Molto rilevanti in Campania le cifre disponibili per la M5C2 Infrastrutture sociali (1 miliardo), per la M4C1 Istruzione (1 miliardo), per la M2C4 Risorsa idrica (862 milioni) e la M3C1 ferrovie, con 655 milioni. Appena superiori invece all’intensità media italiana le risorse pro-capite per le Energie rinnovabili, modeste quelle per la M1C3 Turismo.

Infine, nel caso molisano tutte le allocazioni sono molto più intense che nella media nazionale ad eccezione delle componenti M1C3 Turismo e M3C1 Ferrovie (senza investimenti).
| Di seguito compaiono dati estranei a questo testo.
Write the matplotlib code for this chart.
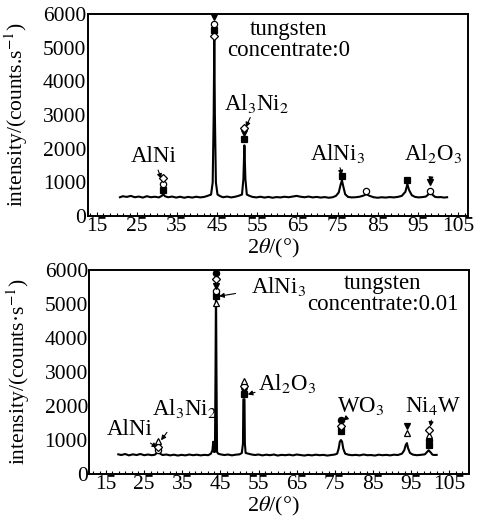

In Abruzzo, spiccano in positivo i dati relativi alle componenti M2C4 Risorsa idrica, M4C1 Istruzione e M5C3 Coesione territoriale (per la presenza dell’area del terremoto); in negativo le allocazione relativamente modeste per la M2C2 Energia rinnovabile, M3C1 Ferrovie e M5C2 Infrastrutture sociali.

Quanto alle regioni del Centro-Nord merita segnalare le allocazioni particolarmente significative in Toscana per la M2C2 Energia rinnovabile e nelle Marche per Risorse Idriche, Istruzione e Infrastrutture sociali.

Dal quadro emergono quindi alcune informazioni interessanti per il Mezzogiorno, come la forte concentrazione, al momento, in Puglia e Sicilia degli stanziamenti per le energie rinnovabili, e in Campania e Puglia di quelli per le ferrovie. Le carenze nelle stesse due regioni Puglia e Sicilia delle allocazioni per le risorse idriche, e la grave debolezza siciliana nel campo degli investimenti per l’Istruzione.


[1] Per esigenze di sintesi, di seguito si farà riferimento alle Componenti con le seguenti denominazioni:

M1C1 (Digitalizzazione PA); M1C3 (Turismo); M2C1 (Agricoltura sostenibile); M2C2 (Energia rinnovabile);

M2C3 (Riqualificazione edifici); M2C4 (Risorsa idrica); M3C1 (Ferrovie); M3C2 (Intermodalità); M4C1 (Istruzione); M4C2 (Dalla ricerca all’impresa); M5C1 (Lavoro); M5C2 (Infrastrutture sociali); M5C3 (Coesione territoriale); M5C1 (Strutture sanitarie); M6C2 (Innovazione sanitaria).